暴露与防御漏洞预测模型中的成员信息泄露 (Exposing and Defending Membership Leakage in Vulnerability Prediction Models)

Neural models for vulnerability prediction (VP) have achieved impressive performance by learning from large-scale code repositories. However, their susceptibility to Membership Inference Attacks (MIAs), where adversaries aim to infer whether a particular code sample was used during training, poses serious privacy concerns. While MIA has been widely investigated in NLP and vision domains, its effects on security-critical code analysis tasks remain underexplored. In this work, we conduct the first comprehensive analysis of MIA on VP models, evaluating the attack success across various architectures (LSTM, BiGRU, and CodeBERT) and feature combinations, including embeddings, logits, loss, and confidence. Our threat model aligns with black-box and gray-box settings where prediction outputs are observable, allowing adversaries to infer membership by analyzing output discrepancies between training and non-training samples. The empirical findings reveal that logits and loss are the most informative and vulnerable outputs for membership leakage. Motivated by these observations, we propose a Noise-based Membership Inference Defense (NMID), which is a lightweight defense module that applies output masking and Gaussian noise injection to disrupt adversarial inference. Extensive experiments demonstrate that NMID significantly reduces MIA effectiveness, lowering the attack AUC from nearly 1.0 to below 0.65, while preserving the predictive utility of VP models. Our study highlights critical privacy risks in code analysis and offers actionable defense strategies for securing AI-powered software systems.
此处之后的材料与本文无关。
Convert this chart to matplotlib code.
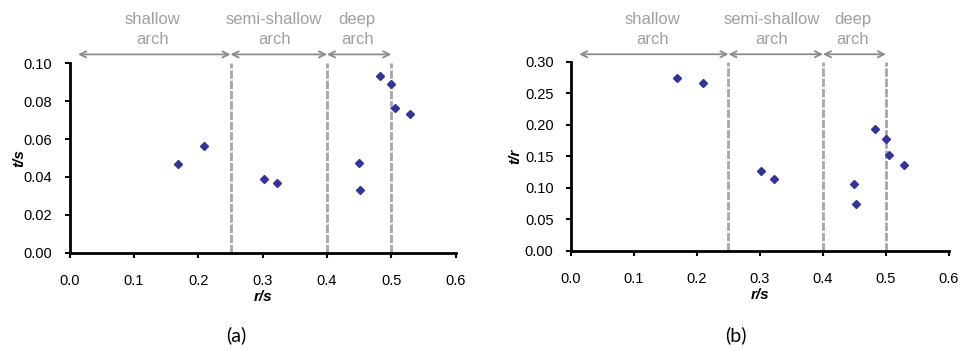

翻译：基于神经网络的漏洞预测模型通过从大规模代码仓库中学习，已取得令人瞩目的性能。然而，这些模型易受成员推断攻击的影响——攻击者旨在推断特定代码样本是否在训练过程中被使用——这引发了严重的隐私担忧。尽管成员推断攻击在自然语言处理和视觉领域已得到广泛研究，但其对安全关键代码分析任务的影响仍未充分探索。在本工作中，我们对漏洞预测模型进行了首次全面的成员推断攻击分析，评估了在不同架构（LSTM、BiGRU 和 CodeBERT）及特征组合（包括嵌入向量、逻辑值、损失值和置信度）下的攻击成功率。我们的威胁模型与黑盒和灰盒场景一致，即预测输出可被观测，允许攻击者通过分析训练样本与非训练样本的输出差异来推断成员信息。实证结果表明，逻辑值和损失值是成员信息泄露最具信息量和最脆弱的输出。基于这些观察，我们提出了一种基于噪声的成员推断防御方法，这是一种轻量级防御模块，通过应用输出掩码和高斯噪声注入来干扰攻击者的推断。大量实验证明，该方法能显著降低成员推断攻击的有效性，将攻击的 AUC 从接近 1.0 降至 0.65 以下，同时保持漏洞预测模型的预测实用性。本研究揭示了代码分析中的关键隐私风险，并为保障基于人工智能的软件系统安全提供了可行的防御策略。